The refugees say they will resist relocation to the island as it is regularly swept by high tides and is vulnerable to flooding.
The island, once known as Jaliar Char and later renamed Bhasan Char, which means floating island, by Prime Minister Shiekh Hasina, has been formed through sedimentation over the past two decades.
Refugees camped in Cox's Bazar said living on the mainland is safer than the island, which is threatened by cyclones and tidal waves.
Tarimina, 50, who is staying at Unchiprang camp, said, "We have heard that the island goes underwater during storms. We are fine in the camps."
Mostafa Begum, 25, who claims her husband was killed by Myanmar soldiers, said she is worried about how she and her five children will live on the island.
Tanmoy Das, deputy commissioner of Noakhali district, said the relocation was supposed to take place before the onset of monsoon rains. Reports now indicate that it will happen after the monsoon season.
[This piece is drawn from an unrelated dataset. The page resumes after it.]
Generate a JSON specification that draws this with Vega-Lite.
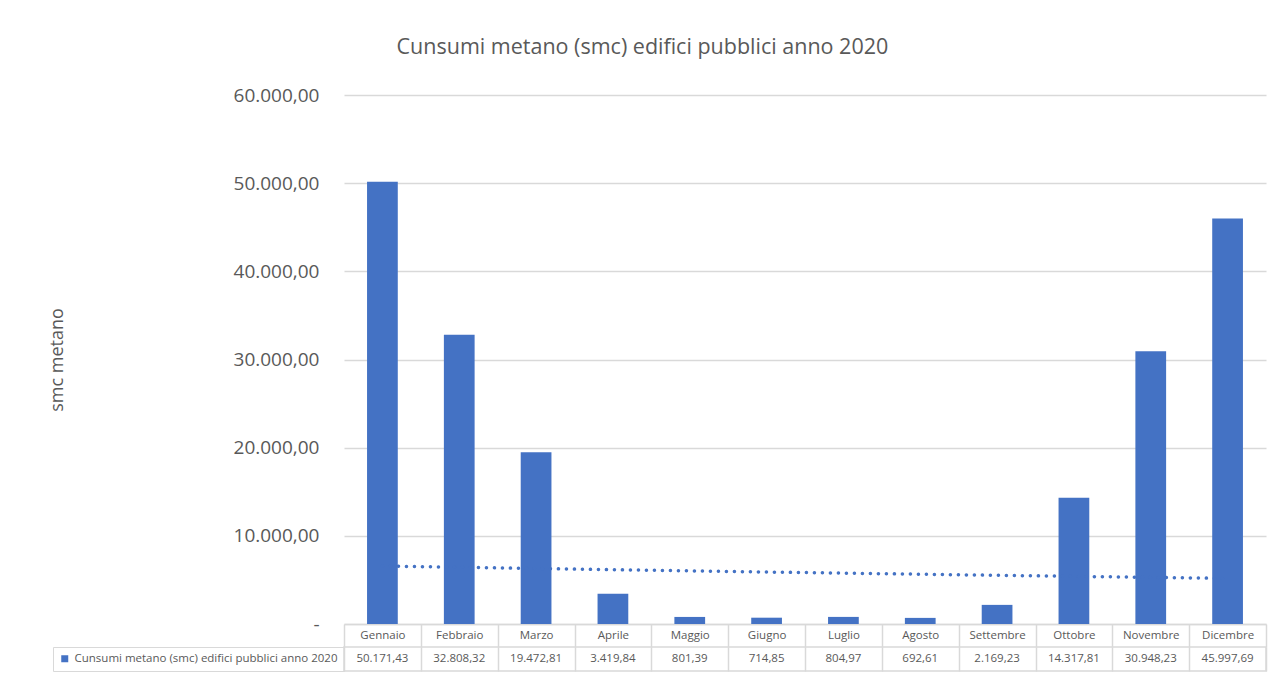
{
  "$schema": "https://vega.github.io/schema/vega-lite/v6.json",
  "padding": {"left": 48, "top": 36, "right": 10, "bottom": 4},
  "background": "white",
  "bounds": "flush",
  "spacing": 23,
  "resolve": {"scale": {"color": "independent"}, "legend": {"color": "independent"}},
  "title": {
    "text": "Cunsumi metano (smc) edifici pubblici anno 2020",
    "font": "Open Sans",
    "fontSize": 21.5,
    "fontWeight": "normal",
    "color": "#595959",
    "anchor": "middle",
    "frame": "bounds",
    "offset": 28,
    "dx": -15
  },
  "data": {
    "values": [
      {"mese": "Gennaio", "smc": 50171.43, "tendenza": 6574, "serie": "Cunsumi metano (smc) edifici pubblici anno 2020"},
      {"mese": "Febbraio", "smc": 32808.32, "tendenza": 6432, "serie": "Cunsumi metano (smc) edifici pubblici anno 2020"},
      {"mese": "Marzo", "smc": 19472.81, "tendenza": 6294, "serie": "Cunsumi metano (smc) edifici pubblici anno 2020"},
      {"mese": "Aprile", "smc": 3419.84, "tendenza": 6158, "serie": "Cunsumi metano (smc) edifici pubblici anno 2020"},
      {"mese": "Maggio", "smc": 801.39, "tendenza": 6026, "serie": "Cunsumi metano (smc) edifici pubblici anno 2020"},
      {"mese": "Giugno", "smc": 714.85, "tendenza": 5896, "serie": "Cunsumi metano (smc) edifici pubblici anno 2020"},
      {"mese": "Luglio", "smc": 804.97, "tendenza": 5769, "serie": "Cunsumi metano (smc) edifici pubblici anno 2020"},
      {"mese": "Agosto", "smc": 692.61, "tendenza": 5645, "serie": "Cunsumi metano (smc) edifici pubblici anno 2020"},
      {"mese": "Settembre", "smc": 2169.23, "tendenza": 5523, "serie": "Cunsumi metano (smc) edifici pubblici anno 2020"},
      {"mese": "Ottobre", "smc": 14317.81, "tendenza": 5404, "serie": "Cunsumi metano (smc) edifici pubblici anno 2020"},
      {"mese": "Novembre", "smc": 30948.23, "tendenza": 5288, "serie": "Cunsumi metano (smc) edifici pubblici anno 2020"},
      {"mese": "Dicembre", "smc": 45997.69, "tendenza": 5174, "serie": "Cunsumi metano (smc) edifici pubblici anno 2020"}
    ]
  },
  "config": {
    "font": "Open Sans",
    "locale": {"number": {"decimal": ",", "thousands": ".", "grouping": [3], "currency": ["€", ""]}},
    "axis": {"labelFont": "Open Sans", "titleFont": "Open Sans"},
    "legend": {"labelFont": "Open Sans"}
  },
  "vconcat": [
    {
      "width": 922,
      "height": 529,
      "view": {"stroke": null},
      "encoding": {
        "x": {
          "field": "mese",
          "type": "nominal",
          "sort": null,
          "scale": {"paddingInner": 0, "paddingOuter": 0},
          "axis": {
            "title": null,
            "labelAngle": 0,
            "grid": false,
            "domainColor": "#d9d9d9",
            "domainWidth": 1.5,
            "tickColor": "#d9d9d9",
            "tickWidth": 1.5,
            "tickSize": 23,
            "tickBand": "extent",
            "labelPadding": -12,
            "labelBaseline": "middle",
            "labelFontSize": 11.5,
            "labelColor": "#595959"
          }
        }
      },
      "layer": [
        {
          "mark": {"type": "bar", "color": "#4472C4", "width": {"band": 0.4}},
          "encoding": {
            "y": {
              "field": "smc",
              "type": "quantitative",
              "title": "smc metano",
              "scale": {"domain": [0, 60000], "nice": false},
              "axis": {
                "values": [0, 10000, 20000, 30000, 40000, 50000, 60000],
                "format": ",.2f",
                "labelExpr": "datum.value === 0 ? '-\u2007\u2007' : datum.label",
                "domain": false,
                "ticks": false,
                "tickSize": 0,
                "labelPadding": 25,
                "labelFontSize": 19,
                "labelColor": "#595959",
                "gridColor": "#d9d9d9",
                "gridWidth": 1.5,
                "titleFontSize": 18,
                "titleFontWeight": "normal",
                "titleColor": "#595959",
                "titlePadding": 167
              }
            }
          }
        },
        {
          "mark": {"type": "line", "color": "#4472C4", "strokeWidth": 3.5, "strokeDash": [0.1, 7.9], "strokeCap": "round"},
          "encoding": {
            "y": {"field": "tendenza", "type": "quantitative", "title": "smc metano"}
          }
        }
      ]
    },
    {
      "width": 922,
      "height": 24,
      "view": {"stroke": "#d9d9d9", "strokeWidth": 1.5},
      "encoding": {
        "x": {
          "field": "mese",
          "type": "nominal",
          "sort": null,
          "scale": {"paddingInner": 0, "paddingOuter": 0},
          "axis": {
            "title": null,
            "labels": false,
            "ticks": false,
            "domain": false,
            "grid": true,
            "gridColor": "#d9d9d9",
            "gridWidth": 1.5,
            "tickBand": "extent"
          }
        }
      },
      "layer": [
        {
          "mark": {"type": "text", "font": "Open Sans", "fontSize": 11.5, "color": "#595959", "baseline": "middle"},
          "encoding": {
            "text": {"field": "smc", "type": "quantitative", "format": ",.2f"}
          }
        },
        {
          "mark": {"type": "point", "shape": "square", "filled": true, "opacity": 0},
          "encoding": {
            "color": {
              "field": "serie",
              "type": "nominal",
              "scale": {"range": ["#4472C4"]},
              "legend": {
                "orient": "left",
                "offset": 0,
                "title": null,
                "symbolType": "square",
                "symbolSize": 49,
                "symbolOpacity": 1,
                "symbolStrokeWidth": 0,
                "labelFontSize": 11.5,
                "labelColor": "#595959",
                "labelLimit": 400,
                "labelOffset": 4,
                "padding": 6,
                "strokeColor": "#d9d9d9"
              }
            }
          }
        }
      ]
    }
  ]
}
Boat services between Bhasan Char and the mainland have been set up by the navy in preparation for the transfer.
People working with an aid agency said, on condition of anonymity, that the government plans to initially shift 60 willing families in October this year before the formal inauguration of the relocation project by Hasina.
The administration has already started talking and distributing leaflets in the Burmese language to Rohingya community leaders in the camps to motivate the refugees with regard to the plan.
The leaders will be taken to the island so that they can see the facilities for themselves and report back to their communities to encourage them to make the move, the sources added.